It may come as a surprise to finance chiefs, but IT managers have wrestled for years with a shadow operation that threatens their ability to care for the organization’s network and keep track of how tech is used (and abused) by the workforce. The operation, appropriately dubbed “Shadow IT” isn’t likely to go away, but it needs to be managed and corralled and finance may need to get involved to make sure that happens.
When former database admin Steve Jones began his career more than 20 years ago, he and a group of four managed a network of 1,000 nodes and multiple servers.
His boss demanded fast, effective response from the team. Jones believed this was how IT worked.
Soon he was transferred to a new team at another facility. Same number of nodes. but IT managed only three quarters of them.
Who oversaw the rest? “Shadow IT” personnel.

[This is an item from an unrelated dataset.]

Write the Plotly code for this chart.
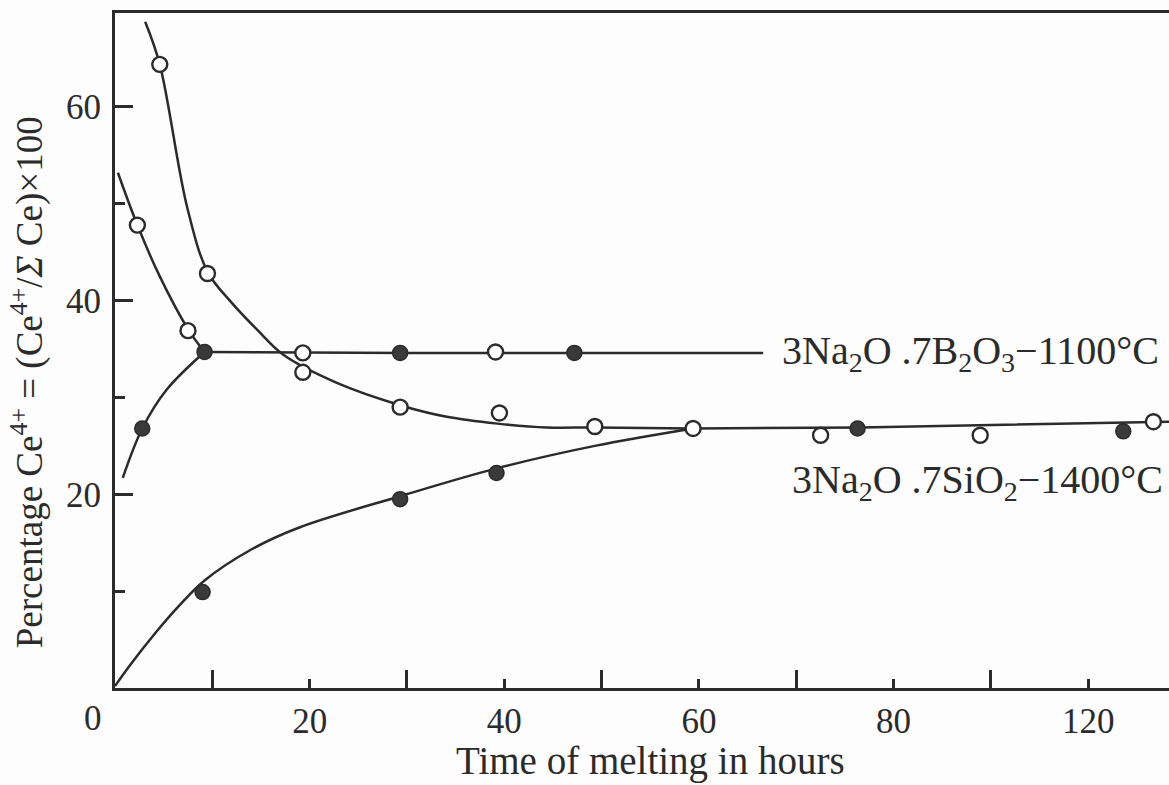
import plotly.graph_objects as go

# ---- measured points (time of melting in hours, % Ce4+) ----
# 3Na2O.7SiO2 at 1400 C
si_open_h = [4.6, 9.5, 19.3, 29.3, 39.5, 49.3, 59.4, 72.5, 88.9, 106.7]
si_open_pct = [64.4, 42.8, 32.6, 29.0, 28.4, 27.0, 26.8, 26.1, 26.1, 27.5]
si_fill_h = [9.0, 29.3, 39.2, 76.3, 103.6]
si_fill_pct = [9.9, 19.5, 22.2, 26.8, 26.5]

# 3Na2O.7B2O3 at 1100 C
b_open_h = [2.3, 7.5, 19.3, 39.1]
b_open_pct = [47.8, 36.9, 34.6, 34.7]
b_fill_h = [2.8, 9.2, 29.3, 47.2]
b_fill_pct = [26.8, 34.7, 34.6, 34.6]

# ---- hand-drawn trend curves through the points ----
si_fall_h = [3.1, 4.6, 7.4, 9.5, 11.8, 14.6, 17.3, 22.8, 29.3, 34.1, 39.3, 44.4, 49.3, 59.4, 76.6, 108.3]
si_fall_pct = [68.8, 64.4, 49.7, 43.0, 40.0, 37.0, 34.4, 31.5, 29.2, 28.0, 27.3, 26.9, 26.9, 26.8, 26.9, 27.5]
si_rise_h = [0.0, 1.5, 4.0, 6.5, 9.2, 14.0, 19.0, 29.3, 39.3, 49.3, 59.4]
si_rise_pct = [0.2, 2.3, 5.5, 8.4, 11.1, 14.3, 16.6, 19.8, 22.7, 25.0, 26.8]
b_fall_h = [0.3, 2.3, 4.6, 7.6, 9.2]
b_fall_pct = [53.2, 47.8, 42.5, 36.9, 34.7]
b_rise_h = [0.8, 2.8, 5.3, 9.2]
b_rise_pct = [21.7, 26.8, 30.8, 34.7]
b_flat_h = [9.2, 30.0, 66.6]
b_flat_pct = [34.7, 34.6, 34.6]

# axis ticks
x_major = [20, 40, 60, 80, 100]
x_major_text = ["20", "40", "60", "80", "120"]
x_minor = [10, 30, 50, 70, 90]
y_major = [0, 20, 40, 60]
y_minor = [10, 30, 50]

INK = "#2b2b2b"
FONT = "Liberation Serif"
TICK_SIZE = 35
TEXT_SIZE = 40

fig = go.Figure()

for hx, py in [(si_fall_h, si_fall_pct), (si_rise_h, si_rise_pct),
               (b_fall_h, b_fall_pct), (b_rise_h, b_rise_pct),
               (b_flat_h, b_flat_pct)]:
    fig.add_trace(go.Scatter(
        x=hx, y=py, mode="lines",
        line=dict(color=INK, width=2.5, shape="spline", smoothing=1.0),
        hoverinfo="skip", showlegend=False))

for hx, py in [(si_open_h, si_open_pct), (b_open_h, b_open_pct)]:
    fig.add_trace(go.Scatter(
        x=hx, y=py, mode="markers",
        marker=dict(symbol="circle", size=15, color="white",
                    line=dict(color=INK, width=2.4)),
        showlegend=False))

for hx, py in [(si_fill_h, si_fill_pct), (b_fill_h, b_fill_pct)]:
    fig.add_trace(go.Scatter(
        x=hx, y=py, mode="markers",
        marker=dict(symbol="circle", size=15, color="#3a3a3a",
                    line=dict(color=INK, width=1.5)),
        showlegend=False))

fig.update_xaxes(
    range=[0, 108.3], showgrid=False, zeroline=False,
    showline=True, linecolor=INK, linewidth=2.8, mirror=True,
    ticks="inside", ticklen=9, tickwidth=2.8, tickcolor=INK,
    tickmode="array", tickvals=x_major, ticktext=x_major_text,
    minor=dict(tickmode="array", tickvals=x_minor, ticks="inside",
               ticklen=18, tickwidth=2.8, tickcolor=INK, showgrid=False),
    tickfont=dict(family=FONT, size=TICK_SIZE, color=INK),
)
fig.update_yaxes(
    range=[0, 69.7], showgrid=False, zeroline=False,
    showline=True, linecolor=INK, linewidth=2.8,
    ticks="inside", ticklen=18, tickwidth=2.8, tickcolor=INK,
    tickmode="array", tickvals=y_major, ticktext=["", "20", "40", "60"],
    minor=dict(tickmode="array", tickvals=y_minor, ticks="inside",
               ticklen=10, tickwidth=2.8, tickcolor=INK, showgrid=False),
    tickfont=dict(family=FONT, size=TICK_SIZE, color=INK),
    ticklabelstandoff=4,
)

annotations = [
    # shared origin label
    dict(x=0, y=0, xref="x", yref="y", text="0", showarrow=False,
         xanchor="center", yanchor="middle",
         xshift=-22, yshift=-30, font=dict(family=FONT, size=TICK_SIZE, color=INK)),
    dict(x=0.5085, y=0, xref="paper", yref="paper",
         xanchor="center", yanchor="middle", yshift=-73,
         text="Time of melting in hours", showarrow=False,
         font=dict(family=FONT, size=TEXT_SIZE - 1, color=INK)),
    dict(x=0, y=0.453, xref="paper", yref="paper",
         xanchor="center", yanchor="middle", xshift=-87,
         text="Percentage Ce<sup>4+</sup> = (Ce<sup>4+</sup>/<i>Σ</i> Ce)×100",
         textangle=-90, showarrow=False,
         font=dict(family=FONT, size=TEXT_SIZE - 3, color=INK)),
    dict(x=68.3, y=34.6, xref="x", yref="y", xanchor="left", yanchor="middle",
         text="3Na<sub>2</sub>O .7B<sub>2</sub>O<sub>3</sub>−1100°C",
         showarrow=False, font=dict(family=FONT, size=TEXT_SIZE, color=INK)),
    dict(x=69.4, y=21.3, xref="x", yref="y", xanchor="left", yanchor="middle",
         text="3Na<sub>2</sub>O .7SiO<sub>2</sub>−1400°C",
         showarrow=False, font=dict(family=FONT, size=TEXT_SIZE, color=INK)),
]

fig.update_layout(
    width=1169, height=785,
    margin=dict(l=115, r=0, t=13, b=97),
    paper_bgcolor="#fdfdfd", plot_bgcolor="#fdfdfd",
    annotations=annotations,
    font=dict(family=FONT, color=INK),
)

fig.write_html("out.html")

Shadow IT isn’t a thing of the past. It’s a fast growing trend in an IT environment filled with Cloud options, Bring Your Own Device practices and increasing mobility.
The result of all this emerging new technology and its tools?A big chunk of the average company’s IT budget is now spent on items that the IT department isn’t aware are used.
This is according to a recent report from PricewaterhouseCoopers (PwC) that estimates between 15-30% of companies’ IT spending is done without IT control or knowledge.
The end result can be IT costs that spiral out of control and company data that’s likely exposed to greater risk and compliance missteps.
This can be especially likely when business units adopt Cloud-based storage and applications designed for comsumers, not business.
Why operate in the shadows?
Understanding why Shadow IT operates is important to getting control of it – or at least attempting to keep track of it.
Many business units opt to make purchases or acquire services because they want to move quickly in new channels or markets.
Going through IT processes and procedures, they believe, will take too long and cost too much.
A tech savvy employee of the business often gets the task of implementing and overseeing the hardware or software acquired.
And everything goes well until it doesn’t. Then, IT gets the call to sort out the problems and find solutioons.
Security and compliance may have been breached and there’s a mess to clean up, data to be recovered and resourcrs to be replaced.
Data that should have beem retained may be lost and old data that’s useless has likely been saved.
Not only will the process of fixing the situation be dumped on IT, the tech staff will likely get the blame for what happened in the first place.
It won’t matter that they weren’t consulted in the first place.
Somebody’s bound to suggest, “IT should have known.”
Getting out ahead of the problem
Shadow IT can be a shortcut to increased productivity or it can be a disaster waiting to happen.
IT certainly knows which result is most likely.
Probably the most important thing an IT manager can do for the organization is to build and maintain a high level of trust.
The technology that can be delivered just won’t matter of your internal “customers” don’t think you’re concermed aboit their needs.
To build greater trust with business units in your firm, consider:
• Regular visits by IT or gatherings organized by them with business units to uderstand what’s going on and what’s needed.
• Setting clear, firm policies about technology implementation and use can help prevent Shadow IT Warriors from doing battle with IT
• Fostering good relations between Shadow IT folks and official IT staff encourage them to consult with IT for suggestions and ideas, and
• When you discover a Shadow operation, make sure IT regularly backs it up so data can be salvaged if necessary.